**PROBLEM DETAILS**
Copy out the data below as written; omit any images.
#### GIVEN MATERIAL
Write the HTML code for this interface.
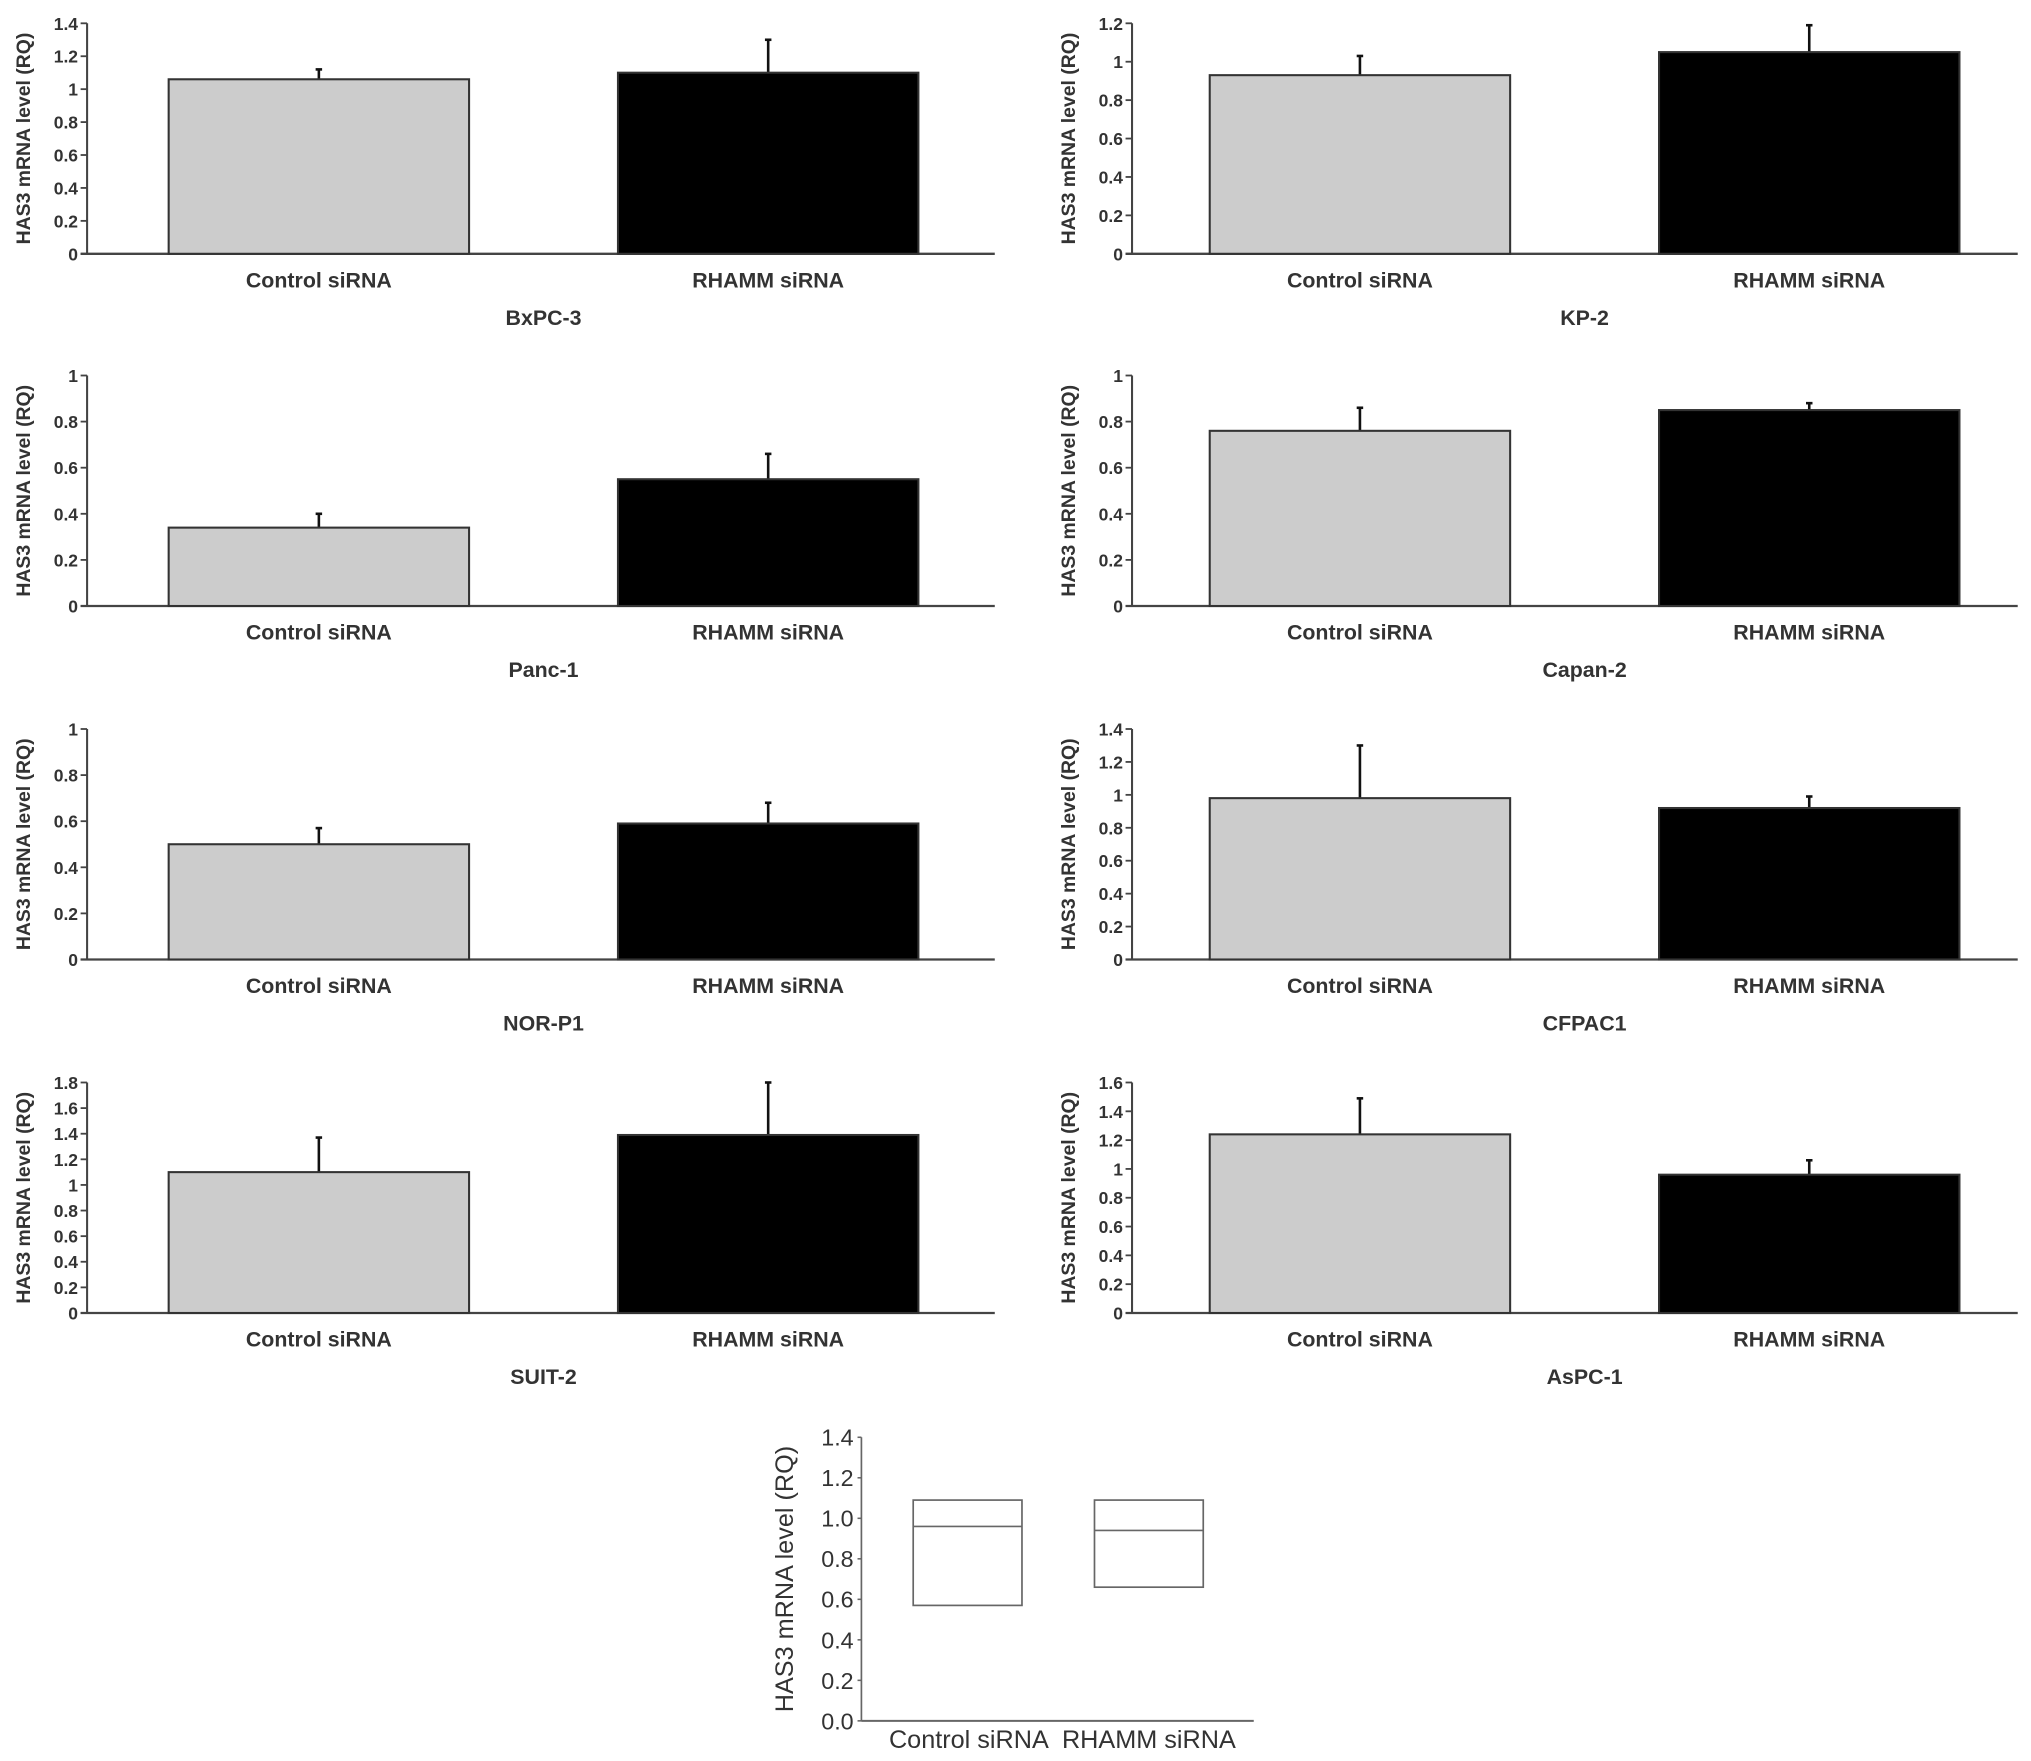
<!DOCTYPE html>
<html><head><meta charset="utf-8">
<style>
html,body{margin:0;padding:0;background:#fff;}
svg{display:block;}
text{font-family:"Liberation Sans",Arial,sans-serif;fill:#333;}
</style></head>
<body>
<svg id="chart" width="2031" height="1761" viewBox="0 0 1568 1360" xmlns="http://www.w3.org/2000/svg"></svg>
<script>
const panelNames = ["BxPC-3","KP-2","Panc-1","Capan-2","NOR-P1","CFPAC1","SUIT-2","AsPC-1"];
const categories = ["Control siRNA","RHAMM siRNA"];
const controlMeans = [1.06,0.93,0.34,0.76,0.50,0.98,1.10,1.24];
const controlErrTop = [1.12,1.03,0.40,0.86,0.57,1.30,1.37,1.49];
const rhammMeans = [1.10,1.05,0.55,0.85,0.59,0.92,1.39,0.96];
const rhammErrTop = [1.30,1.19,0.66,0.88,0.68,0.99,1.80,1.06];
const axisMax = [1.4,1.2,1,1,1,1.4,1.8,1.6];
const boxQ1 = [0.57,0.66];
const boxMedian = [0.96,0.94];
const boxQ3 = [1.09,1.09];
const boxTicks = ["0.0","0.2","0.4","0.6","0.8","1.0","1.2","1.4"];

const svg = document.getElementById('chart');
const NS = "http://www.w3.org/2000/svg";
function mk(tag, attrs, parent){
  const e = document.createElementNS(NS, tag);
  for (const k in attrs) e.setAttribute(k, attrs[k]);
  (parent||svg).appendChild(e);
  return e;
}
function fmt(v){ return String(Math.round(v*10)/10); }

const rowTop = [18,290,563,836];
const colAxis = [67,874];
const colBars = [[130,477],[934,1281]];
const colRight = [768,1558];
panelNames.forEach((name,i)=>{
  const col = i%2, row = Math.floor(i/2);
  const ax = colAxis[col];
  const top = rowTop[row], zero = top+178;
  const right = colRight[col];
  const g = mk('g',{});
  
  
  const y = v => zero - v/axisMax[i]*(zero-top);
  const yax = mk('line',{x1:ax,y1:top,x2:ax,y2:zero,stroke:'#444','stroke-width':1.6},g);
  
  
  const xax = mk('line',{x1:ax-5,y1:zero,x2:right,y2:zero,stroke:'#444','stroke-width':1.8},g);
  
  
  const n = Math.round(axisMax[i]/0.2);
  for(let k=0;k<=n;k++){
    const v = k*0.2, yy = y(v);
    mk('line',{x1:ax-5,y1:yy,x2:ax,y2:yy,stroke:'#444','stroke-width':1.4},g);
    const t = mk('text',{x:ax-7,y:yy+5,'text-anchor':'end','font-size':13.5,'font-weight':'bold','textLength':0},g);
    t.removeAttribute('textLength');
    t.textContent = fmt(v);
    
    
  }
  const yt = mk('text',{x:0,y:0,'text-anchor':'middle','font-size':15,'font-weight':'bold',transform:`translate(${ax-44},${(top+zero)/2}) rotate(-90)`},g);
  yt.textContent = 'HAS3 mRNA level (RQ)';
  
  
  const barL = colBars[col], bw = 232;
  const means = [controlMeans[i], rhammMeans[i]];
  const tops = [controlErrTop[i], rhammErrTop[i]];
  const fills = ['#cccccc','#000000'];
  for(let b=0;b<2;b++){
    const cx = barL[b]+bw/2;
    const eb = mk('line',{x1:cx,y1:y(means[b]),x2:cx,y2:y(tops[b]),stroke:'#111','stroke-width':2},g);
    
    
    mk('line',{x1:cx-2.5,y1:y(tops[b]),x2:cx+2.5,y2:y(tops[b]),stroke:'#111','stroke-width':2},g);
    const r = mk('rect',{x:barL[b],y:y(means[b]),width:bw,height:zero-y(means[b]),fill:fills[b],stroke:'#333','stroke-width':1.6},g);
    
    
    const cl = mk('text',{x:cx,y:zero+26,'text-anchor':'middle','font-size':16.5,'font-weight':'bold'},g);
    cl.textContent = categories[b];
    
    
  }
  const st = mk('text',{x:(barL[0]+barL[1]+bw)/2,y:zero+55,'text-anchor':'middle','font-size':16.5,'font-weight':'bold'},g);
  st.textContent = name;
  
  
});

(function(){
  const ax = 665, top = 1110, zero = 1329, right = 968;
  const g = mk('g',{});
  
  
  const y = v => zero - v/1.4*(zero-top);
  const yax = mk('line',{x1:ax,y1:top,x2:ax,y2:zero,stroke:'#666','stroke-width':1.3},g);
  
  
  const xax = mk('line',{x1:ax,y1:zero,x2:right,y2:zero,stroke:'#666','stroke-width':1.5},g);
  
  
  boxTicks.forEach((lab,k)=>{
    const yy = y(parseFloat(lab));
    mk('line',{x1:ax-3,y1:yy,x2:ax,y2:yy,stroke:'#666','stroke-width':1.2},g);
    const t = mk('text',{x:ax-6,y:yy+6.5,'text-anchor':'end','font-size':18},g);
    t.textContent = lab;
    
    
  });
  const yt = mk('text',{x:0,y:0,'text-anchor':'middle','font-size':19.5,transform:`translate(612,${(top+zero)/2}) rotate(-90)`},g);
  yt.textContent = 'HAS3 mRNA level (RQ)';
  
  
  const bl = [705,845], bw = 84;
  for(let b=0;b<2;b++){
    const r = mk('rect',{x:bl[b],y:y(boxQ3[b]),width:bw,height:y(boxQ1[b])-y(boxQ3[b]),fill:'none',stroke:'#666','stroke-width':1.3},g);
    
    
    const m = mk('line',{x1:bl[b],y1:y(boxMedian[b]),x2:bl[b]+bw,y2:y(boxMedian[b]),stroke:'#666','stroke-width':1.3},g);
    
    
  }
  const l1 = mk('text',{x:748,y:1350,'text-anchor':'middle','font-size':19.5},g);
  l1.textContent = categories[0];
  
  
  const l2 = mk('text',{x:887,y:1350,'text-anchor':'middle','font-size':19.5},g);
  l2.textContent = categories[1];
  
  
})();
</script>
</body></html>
########
**EXPECTED ANSWER**
Write the HTML code for this interface.
<!DOCTYPE html>
<html><head><meta charset="utf-8">
<style>
html,body{margin:0;padding:0;background:#fff;}
svg{display:block;}
text{font-family:"Liberation Sans",Arial,sans-serif;fill:#333;}
</style></head>
<body>
<svg id="chart" width="2031" height="1761" viewBox="0 0 1568 1360" xmlns="http://www.w3.org/2000/svg"></svg>
<script>
const panelNames = ["BxPC-3","KP-2","Panc-1","Capan-2","NOR-P1","CFPAC1","SUIT-2","AsPC-1"];
const categories = ["Control siRNA","RHAMM siRNA"];
const controlMeans = [1.06,0.93,0.34,0.76,0.50,0.98,1.10,1.24];
const controlErrTop = [1.12,1.03,0.40,0.86,0.57,1.30,1.37,1.49];
const rhammMeans = [1.10,1.05,0.55,0.85,0.59,0.92,1.39,0.96];
const rhammErrTop = [1.30,1.19,0.66,0.88,0.68,0.99,1.80,1.06];
const axisMax = [1.4,1.2,1,1,1,1.4,1.8,1.6];
const boxQ1 = [0.57,0.66];
const boxMedian = [0.96,0.94];
const boxQ3 = [1.09,1.09];
const boxTicks = ["0.0","0.2","0.4","0.6","0.8","1.0","1.2","1.4"];

const svg = document.getElementById('chart');
const NS = "http://www.w3.org/2000/svg";
function mk(tag, attrs, parent){
  const e = document.createElementNS(NS, tag);
  for (const k in attrs) e.setAttribute(k, attrs[k]);
  (parent||svg).appendChild(e);
  return e;
}
function fmt(v){ return String(Math.round(v*10)/10); }

const rowTop = [18,290,563,836];
const colAxis = [67,874];
const colBars = [[130,477],[934,1281]];
const colRight = [768,1558];
panelNames.forEach((name,i)=>{
  const col = i%2, row = Math.floor(i/2);
  const ax = colAxis[col];
  const top = rowTop[row], zero = top+178;
  const right = colRight[col];
  const g = mk('g',{});
  
  
  const y = v => zero - v/axisMax[i]*(zero-top);
  const yax = mk('line',{x1:ax,y1:top,x2:ax,y2:zero,stroke:'#444','stroke-width':1.6},g);
  
  
  const xax = mk('line',{x1:ax-5,y1:zero,x2:right,y2:zero,stroke:'#444','stroke-width':1.8},g);
  
  
  const n = Math.round(axisMax[i]/0.2);
  for(let k=0;k<=n;k++){
    const v = k*0.2, yy = y(v);
    mk('line',{x1:ax-5,y1:yy,x2:ax,y2:yy,stroke:'#444','stroke-width':1.4},g);
    const t = mk('text',{x:ax-7,y:yy+5,'text-anchor':'end','font-size':13.5,'font-weight':'bold','textLength':0},g);
    t.removeAttribute('textLength');
    t.textContent = fmt(v);
    
    
  }
  const yt = mk('text',{x:0,y:0,'text-anchor':'middle','font-size':15,'font-weight':'bold',transform:`translate(${ax-44},${(top+zero)/2}) rotate(-90)`},g);
  yt.textContent = 'HAS3 mRNA level (RQ)';
  
  
  const barL = colBars[col], bw = 232;
  const means = [controlMeans[i], rhammMeans[i]];
  const tops = [controlErrTop[i], rhammErrTop[i]];
  const fills = ['#cccccc','#000000'];
  for(let b=0;b<2;b++){
    const cx = barL[b]+bw/2;
    const eb = mk('line',{x1:cx,y1:y(means[b]),x2:cx,y2:y(tops[b]),stroke:'#111','stroke-width':2},g);
    
    
    mk('line',{x1:cx-2.5,y1:y(tops[b]),x2:cx+2.5,y2:y(tops[b]),stroke:'#111','stroke-width':2},g);
    const r = mk('rect',{x:barL[b],y:y(means[b]),width:bw,height:zero-y(means[b]),fill:fills[b],stroke:'#333','stroke-width':1.6},g);
    
    
    const cl = mk('text',{x:cx,y:zero+26,'text-anchor':'middle','font-size':16.5,'font-weight':'bold'},g);
    cl.textContent = categories[b];
    
    
  }
  const st = mk('text',{x:(barL[0]+barL[1]+bw)/2,y:zero+55,'text-anchor':'middle','font-size':16.5,'font-weight':'bold'},g);
  st.textContent = name;
  
  
});

(function(){
  const ax = 665, top = 1110, zero = 1329, right = 968;
  const g = mk('g',{});
  
  
  const y = v => zero - v/1.4*(zero-top);
  const yax = mk('line',{x1:ax,y1:top,x2:ax,y2:zero,stroke:'#666','stroke-width':1.3},g);
  
  
  const xax = mk('line',{x1:ax,y1:zero,x2:right,y2:zero,stroke:'#666','stroke-width':1.5},g);
  
  
  boxTicks.forEach((lab,k)=>{
    const yy = y(parseFloat(lab));
    mk('line',{x1:ax-3,y1:yy,x2:ax,y2:yy,stroke:'#666','stroke-width':1.2},g);
    const t = mk('text',{x:ax-6,y:yy+6.5,'text-anchor':'end','font-size':18},g);
    t.textContent = lab;
    
    
  });
  const yt = mk('text',{x:0,y:0,'text-anchor':'middle','font-size':19.5,transform:`translate(612,${(top+zero)/2}) rotate(-90)`},g);
  yt.textContent = 'HAS3 mRNA level (RQ)';
  
  
  const bl = [705,845], bw = 84;
  for(let b=0;b<2;b++){
    const r = mk('rect',{x:bl[b],y:y(boxQ3[b]),width:bw,height:y(boxQ1[b])-y(boxQ3[b]),fill:'none',stroke:'#666','stroke-width':1.3},g);
    
    
    const m = mk('line',{x1:bl[b],y1:y(boxMedian[b]),x2:bl[b]+bw,y2:y(boxMedian[b]),stroke:'#666','stroke-width':1.3},g);
    
    
  }
  const l1 = mk('text',{x:748,y:1350,'text-anchor':'middle','font-size':19.5},g);
  l1.textContent = categories[0];
  
  
  const l2 = mk('text',{x:887,y:1350,'text-anchor':'middle','font-size':19.5},g);
  l2.textContent = categories[1];
  
  
})();
</script>
</body></html>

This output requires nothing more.